DIRECTION
Your answer should consist solely of the lines from the one with "Output the Python" through the one with "plt.rcParams['font.family'] = ['Liberation", copied exactly, endpoints included.

INFORMATION SHOWN
---

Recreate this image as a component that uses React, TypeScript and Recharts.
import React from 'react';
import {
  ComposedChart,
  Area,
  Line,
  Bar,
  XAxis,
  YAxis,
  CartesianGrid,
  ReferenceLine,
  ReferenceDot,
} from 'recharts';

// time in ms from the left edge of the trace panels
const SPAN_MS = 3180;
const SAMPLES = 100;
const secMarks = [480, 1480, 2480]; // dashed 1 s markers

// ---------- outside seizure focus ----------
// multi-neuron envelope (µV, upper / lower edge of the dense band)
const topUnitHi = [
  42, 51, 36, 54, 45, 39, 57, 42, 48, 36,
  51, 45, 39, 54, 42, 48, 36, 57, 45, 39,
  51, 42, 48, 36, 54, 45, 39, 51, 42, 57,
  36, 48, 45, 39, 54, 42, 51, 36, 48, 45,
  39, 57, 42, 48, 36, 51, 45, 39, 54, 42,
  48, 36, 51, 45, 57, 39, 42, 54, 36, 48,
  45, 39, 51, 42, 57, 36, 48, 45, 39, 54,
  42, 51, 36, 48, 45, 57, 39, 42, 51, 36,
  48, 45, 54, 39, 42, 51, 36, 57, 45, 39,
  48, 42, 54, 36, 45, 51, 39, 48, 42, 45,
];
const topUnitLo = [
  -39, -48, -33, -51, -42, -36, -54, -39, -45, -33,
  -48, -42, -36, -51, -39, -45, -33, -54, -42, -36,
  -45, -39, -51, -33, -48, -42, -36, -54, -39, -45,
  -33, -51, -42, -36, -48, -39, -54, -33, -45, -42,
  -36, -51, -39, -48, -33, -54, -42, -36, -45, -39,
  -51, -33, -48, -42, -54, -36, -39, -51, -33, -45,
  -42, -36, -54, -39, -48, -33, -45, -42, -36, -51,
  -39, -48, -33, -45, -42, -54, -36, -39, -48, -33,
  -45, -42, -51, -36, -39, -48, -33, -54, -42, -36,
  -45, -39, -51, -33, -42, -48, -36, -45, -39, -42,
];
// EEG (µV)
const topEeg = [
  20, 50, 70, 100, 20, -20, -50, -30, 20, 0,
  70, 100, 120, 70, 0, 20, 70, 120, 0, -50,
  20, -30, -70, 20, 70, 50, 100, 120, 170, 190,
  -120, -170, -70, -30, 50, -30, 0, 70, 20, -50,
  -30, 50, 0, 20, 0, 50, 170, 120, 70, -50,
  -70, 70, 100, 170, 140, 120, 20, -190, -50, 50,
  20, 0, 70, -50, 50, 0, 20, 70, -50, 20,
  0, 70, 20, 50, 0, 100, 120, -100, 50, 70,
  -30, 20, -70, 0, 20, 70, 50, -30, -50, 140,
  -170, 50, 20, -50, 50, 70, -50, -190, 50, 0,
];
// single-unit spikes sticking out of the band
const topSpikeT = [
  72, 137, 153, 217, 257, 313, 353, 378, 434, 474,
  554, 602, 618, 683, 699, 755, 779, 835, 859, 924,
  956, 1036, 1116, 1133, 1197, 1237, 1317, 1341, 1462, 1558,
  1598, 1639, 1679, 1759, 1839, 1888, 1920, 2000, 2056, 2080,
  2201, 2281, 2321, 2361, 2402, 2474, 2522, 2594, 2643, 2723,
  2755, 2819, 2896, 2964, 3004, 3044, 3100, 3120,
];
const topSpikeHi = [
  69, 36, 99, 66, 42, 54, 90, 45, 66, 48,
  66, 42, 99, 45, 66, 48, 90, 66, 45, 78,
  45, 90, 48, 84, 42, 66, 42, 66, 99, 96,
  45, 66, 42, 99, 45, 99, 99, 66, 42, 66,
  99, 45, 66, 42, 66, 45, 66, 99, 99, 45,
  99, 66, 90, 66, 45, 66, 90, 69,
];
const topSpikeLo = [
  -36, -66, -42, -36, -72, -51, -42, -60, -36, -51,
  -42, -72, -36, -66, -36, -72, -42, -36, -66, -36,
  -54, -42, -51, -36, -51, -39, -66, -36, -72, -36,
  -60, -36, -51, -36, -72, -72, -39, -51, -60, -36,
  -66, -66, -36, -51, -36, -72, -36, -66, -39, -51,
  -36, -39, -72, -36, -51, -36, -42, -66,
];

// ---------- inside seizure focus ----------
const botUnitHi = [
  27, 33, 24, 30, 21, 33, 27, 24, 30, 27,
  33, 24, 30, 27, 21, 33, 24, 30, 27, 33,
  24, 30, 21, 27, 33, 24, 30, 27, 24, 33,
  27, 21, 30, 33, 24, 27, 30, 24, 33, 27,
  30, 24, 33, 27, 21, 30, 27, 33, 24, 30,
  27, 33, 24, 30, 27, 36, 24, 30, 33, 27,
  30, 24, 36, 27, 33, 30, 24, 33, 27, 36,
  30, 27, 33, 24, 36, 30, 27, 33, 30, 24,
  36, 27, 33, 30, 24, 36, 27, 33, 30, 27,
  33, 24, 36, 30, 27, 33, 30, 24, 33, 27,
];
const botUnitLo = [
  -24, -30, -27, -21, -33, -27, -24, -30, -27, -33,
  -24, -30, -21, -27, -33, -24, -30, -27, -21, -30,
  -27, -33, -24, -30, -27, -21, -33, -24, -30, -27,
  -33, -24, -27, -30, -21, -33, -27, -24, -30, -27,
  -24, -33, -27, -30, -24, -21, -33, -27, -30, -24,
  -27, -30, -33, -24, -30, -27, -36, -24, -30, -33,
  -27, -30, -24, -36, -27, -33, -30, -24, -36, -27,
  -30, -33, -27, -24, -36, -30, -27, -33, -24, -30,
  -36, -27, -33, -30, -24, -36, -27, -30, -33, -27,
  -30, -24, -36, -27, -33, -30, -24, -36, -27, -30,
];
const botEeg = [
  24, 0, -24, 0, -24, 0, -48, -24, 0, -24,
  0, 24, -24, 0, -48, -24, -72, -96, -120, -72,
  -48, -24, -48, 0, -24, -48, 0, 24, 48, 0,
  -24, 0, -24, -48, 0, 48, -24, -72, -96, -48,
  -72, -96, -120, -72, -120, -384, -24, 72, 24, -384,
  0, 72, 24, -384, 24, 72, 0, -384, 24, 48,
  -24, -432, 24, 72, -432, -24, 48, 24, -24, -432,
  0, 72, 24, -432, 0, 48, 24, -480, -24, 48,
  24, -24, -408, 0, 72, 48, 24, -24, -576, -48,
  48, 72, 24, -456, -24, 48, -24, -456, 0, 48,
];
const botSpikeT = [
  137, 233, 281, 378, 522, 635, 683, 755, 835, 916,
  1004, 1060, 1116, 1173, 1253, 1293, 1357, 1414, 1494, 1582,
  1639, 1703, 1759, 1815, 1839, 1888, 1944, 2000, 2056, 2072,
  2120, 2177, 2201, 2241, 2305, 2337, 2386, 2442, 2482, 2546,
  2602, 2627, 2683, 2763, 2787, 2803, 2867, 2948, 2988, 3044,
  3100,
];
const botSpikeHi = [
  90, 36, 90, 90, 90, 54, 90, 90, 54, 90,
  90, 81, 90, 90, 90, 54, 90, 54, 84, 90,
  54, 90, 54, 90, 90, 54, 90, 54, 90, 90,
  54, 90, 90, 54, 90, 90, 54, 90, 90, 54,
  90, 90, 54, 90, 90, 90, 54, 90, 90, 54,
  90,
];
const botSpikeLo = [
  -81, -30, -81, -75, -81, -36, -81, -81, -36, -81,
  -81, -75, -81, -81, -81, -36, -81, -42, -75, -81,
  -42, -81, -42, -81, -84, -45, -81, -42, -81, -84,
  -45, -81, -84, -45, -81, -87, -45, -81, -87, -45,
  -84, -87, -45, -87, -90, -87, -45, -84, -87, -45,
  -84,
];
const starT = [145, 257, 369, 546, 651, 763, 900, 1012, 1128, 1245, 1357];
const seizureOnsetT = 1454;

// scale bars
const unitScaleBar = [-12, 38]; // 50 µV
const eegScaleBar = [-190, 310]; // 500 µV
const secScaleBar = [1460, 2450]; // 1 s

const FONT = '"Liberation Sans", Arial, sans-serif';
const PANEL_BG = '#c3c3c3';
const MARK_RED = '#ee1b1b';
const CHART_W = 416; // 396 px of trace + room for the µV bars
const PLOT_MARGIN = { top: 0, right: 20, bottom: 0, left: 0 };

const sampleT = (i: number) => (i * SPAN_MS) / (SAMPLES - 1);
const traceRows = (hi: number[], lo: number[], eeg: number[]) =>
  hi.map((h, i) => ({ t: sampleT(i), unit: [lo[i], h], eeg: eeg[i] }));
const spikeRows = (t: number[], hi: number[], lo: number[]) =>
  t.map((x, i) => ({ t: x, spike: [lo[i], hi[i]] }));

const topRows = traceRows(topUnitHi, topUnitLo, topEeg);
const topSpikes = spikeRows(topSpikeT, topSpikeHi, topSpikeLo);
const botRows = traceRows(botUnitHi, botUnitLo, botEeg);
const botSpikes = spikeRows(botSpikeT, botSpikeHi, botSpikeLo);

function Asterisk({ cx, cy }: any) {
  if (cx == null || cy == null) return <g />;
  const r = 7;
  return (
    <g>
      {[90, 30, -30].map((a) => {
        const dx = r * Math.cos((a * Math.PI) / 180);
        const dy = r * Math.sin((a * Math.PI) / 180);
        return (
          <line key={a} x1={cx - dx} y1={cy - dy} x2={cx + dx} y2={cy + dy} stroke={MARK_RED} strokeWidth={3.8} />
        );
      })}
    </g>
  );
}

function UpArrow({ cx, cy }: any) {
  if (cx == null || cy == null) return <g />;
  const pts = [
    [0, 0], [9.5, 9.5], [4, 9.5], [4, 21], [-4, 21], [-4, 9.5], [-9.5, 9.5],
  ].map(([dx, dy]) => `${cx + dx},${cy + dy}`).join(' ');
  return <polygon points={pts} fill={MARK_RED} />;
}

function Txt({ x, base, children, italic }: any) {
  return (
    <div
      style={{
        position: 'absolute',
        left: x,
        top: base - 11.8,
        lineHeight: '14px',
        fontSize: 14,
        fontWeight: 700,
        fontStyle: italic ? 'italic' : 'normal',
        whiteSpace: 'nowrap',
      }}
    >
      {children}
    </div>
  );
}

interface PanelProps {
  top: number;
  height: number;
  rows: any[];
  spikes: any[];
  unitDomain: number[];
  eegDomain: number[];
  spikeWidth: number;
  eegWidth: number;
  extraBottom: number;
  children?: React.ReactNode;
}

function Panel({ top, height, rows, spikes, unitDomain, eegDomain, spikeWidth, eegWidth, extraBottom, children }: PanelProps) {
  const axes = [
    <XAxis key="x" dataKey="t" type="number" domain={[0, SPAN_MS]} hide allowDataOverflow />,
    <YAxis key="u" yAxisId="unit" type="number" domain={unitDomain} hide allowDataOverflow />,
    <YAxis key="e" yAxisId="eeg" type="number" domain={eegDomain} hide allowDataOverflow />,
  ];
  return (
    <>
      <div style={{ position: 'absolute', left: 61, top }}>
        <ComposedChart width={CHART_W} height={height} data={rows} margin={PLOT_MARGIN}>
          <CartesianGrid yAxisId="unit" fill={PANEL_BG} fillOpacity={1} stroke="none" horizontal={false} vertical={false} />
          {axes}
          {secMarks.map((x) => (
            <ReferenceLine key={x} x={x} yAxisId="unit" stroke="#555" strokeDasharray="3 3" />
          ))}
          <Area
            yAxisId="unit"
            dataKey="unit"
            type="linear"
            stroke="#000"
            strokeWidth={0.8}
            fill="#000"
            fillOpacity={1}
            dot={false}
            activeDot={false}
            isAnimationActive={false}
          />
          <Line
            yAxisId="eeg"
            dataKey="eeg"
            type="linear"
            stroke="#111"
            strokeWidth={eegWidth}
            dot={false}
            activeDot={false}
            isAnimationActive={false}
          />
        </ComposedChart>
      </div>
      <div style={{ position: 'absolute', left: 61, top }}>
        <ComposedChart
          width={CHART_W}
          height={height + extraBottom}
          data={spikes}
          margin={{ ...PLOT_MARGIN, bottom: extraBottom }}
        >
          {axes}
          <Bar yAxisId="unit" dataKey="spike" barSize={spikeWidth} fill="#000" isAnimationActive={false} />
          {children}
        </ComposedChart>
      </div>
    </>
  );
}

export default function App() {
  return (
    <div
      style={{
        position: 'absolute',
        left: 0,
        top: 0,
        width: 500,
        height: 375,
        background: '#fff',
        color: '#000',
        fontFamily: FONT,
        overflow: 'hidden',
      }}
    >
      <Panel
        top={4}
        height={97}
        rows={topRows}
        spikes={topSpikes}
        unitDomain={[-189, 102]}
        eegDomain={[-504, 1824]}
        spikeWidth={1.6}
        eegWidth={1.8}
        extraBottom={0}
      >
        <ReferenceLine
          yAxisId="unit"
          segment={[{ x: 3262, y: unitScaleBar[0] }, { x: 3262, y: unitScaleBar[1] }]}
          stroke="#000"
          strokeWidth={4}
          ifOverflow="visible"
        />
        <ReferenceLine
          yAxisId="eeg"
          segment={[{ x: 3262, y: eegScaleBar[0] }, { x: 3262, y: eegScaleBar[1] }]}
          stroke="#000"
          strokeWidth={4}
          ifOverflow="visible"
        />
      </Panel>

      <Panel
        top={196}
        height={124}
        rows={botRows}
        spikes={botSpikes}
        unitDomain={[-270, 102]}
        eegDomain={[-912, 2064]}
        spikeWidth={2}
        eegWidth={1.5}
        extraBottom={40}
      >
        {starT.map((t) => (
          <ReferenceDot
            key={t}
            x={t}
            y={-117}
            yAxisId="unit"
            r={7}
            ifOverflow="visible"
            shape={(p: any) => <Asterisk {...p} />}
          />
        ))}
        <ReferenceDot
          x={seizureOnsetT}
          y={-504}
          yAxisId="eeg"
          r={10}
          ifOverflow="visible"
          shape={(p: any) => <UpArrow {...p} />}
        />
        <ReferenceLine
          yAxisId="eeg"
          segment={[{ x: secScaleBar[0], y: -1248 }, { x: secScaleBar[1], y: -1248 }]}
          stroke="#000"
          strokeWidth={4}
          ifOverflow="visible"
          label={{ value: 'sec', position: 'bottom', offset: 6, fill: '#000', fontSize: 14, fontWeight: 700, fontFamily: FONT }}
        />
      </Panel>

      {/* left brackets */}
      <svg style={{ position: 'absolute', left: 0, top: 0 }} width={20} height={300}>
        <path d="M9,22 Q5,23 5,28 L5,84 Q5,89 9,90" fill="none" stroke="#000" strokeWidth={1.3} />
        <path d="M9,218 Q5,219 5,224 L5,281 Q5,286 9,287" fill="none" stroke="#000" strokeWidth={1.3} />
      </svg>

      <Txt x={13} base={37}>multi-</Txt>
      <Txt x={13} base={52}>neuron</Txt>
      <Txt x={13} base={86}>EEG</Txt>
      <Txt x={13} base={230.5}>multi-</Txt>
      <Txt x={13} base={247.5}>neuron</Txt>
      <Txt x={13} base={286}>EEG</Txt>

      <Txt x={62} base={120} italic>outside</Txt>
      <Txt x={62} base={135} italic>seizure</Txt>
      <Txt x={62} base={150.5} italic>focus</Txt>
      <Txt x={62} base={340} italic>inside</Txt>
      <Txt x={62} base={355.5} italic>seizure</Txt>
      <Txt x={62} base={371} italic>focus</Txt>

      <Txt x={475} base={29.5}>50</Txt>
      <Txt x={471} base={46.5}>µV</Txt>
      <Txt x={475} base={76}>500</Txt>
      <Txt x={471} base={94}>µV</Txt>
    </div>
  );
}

---

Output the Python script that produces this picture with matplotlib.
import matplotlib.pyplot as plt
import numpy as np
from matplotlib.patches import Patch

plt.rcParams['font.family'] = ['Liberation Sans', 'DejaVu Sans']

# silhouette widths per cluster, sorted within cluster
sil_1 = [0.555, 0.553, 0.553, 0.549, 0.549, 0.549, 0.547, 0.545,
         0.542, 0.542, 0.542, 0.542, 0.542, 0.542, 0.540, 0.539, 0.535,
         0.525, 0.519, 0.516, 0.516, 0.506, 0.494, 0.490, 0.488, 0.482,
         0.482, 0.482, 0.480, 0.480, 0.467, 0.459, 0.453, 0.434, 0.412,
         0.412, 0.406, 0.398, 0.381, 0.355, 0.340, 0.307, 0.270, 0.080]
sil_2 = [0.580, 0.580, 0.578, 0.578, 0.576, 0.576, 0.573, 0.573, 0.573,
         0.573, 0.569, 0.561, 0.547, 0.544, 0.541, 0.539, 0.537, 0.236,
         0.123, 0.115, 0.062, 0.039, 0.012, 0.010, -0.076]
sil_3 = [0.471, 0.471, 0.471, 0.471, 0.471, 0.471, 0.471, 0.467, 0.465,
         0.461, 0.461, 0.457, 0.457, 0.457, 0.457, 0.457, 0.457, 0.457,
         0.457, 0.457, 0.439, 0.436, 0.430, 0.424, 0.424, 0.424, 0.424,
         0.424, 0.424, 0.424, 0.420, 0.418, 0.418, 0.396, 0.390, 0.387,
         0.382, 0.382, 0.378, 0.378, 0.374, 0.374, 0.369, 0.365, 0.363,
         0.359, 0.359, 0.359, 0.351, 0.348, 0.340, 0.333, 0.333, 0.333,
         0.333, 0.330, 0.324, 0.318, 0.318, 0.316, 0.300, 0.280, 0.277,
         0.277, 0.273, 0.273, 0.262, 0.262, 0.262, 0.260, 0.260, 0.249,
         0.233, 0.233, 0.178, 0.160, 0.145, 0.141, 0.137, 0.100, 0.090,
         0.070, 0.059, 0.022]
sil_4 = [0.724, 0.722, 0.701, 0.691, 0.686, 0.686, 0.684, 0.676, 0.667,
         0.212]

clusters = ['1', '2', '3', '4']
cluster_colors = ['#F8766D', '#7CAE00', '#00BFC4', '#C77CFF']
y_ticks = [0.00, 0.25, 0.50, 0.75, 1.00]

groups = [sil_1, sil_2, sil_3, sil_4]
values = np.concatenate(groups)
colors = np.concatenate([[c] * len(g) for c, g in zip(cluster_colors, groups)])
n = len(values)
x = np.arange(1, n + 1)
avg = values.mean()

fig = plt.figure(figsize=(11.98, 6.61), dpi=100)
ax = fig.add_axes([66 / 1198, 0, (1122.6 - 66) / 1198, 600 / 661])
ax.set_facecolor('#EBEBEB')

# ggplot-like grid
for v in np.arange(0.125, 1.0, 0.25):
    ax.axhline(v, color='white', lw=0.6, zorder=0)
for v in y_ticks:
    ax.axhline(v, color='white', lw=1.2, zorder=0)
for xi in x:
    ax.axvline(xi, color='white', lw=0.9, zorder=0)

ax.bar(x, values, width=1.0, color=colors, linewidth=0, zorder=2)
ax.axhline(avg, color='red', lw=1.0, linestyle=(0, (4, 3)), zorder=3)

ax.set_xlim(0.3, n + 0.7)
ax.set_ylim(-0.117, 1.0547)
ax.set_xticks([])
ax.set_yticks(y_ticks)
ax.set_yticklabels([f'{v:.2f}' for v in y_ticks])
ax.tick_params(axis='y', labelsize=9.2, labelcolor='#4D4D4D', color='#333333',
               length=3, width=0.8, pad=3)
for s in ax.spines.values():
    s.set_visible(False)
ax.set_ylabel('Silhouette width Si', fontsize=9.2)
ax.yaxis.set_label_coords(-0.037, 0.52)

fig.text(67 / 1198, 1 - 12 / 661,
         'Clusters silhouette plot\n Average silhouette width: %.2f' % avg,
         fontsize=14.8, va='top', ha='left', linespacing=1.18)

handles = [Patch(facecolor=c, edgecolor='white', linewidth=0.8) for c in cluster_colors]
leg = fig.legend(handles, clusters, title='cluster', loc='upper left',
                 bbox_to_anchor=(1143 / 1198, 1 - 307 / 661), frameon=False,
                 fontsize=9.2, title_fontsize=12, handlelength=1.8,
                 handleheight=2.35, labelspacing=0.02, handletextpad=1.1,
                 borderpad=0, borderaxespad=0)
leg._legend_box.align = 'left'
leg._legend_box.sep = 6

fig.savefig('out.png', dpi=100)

---

FINAL RESULT
Output the Python script that produces this picture with matplotlib.
import matplotlib.pyplot as plt
import numpy as np
from matplotlib.patches import Patch

plt.rcParams['font.family'] = ['Liberation Sans', 'DejaVu Sans']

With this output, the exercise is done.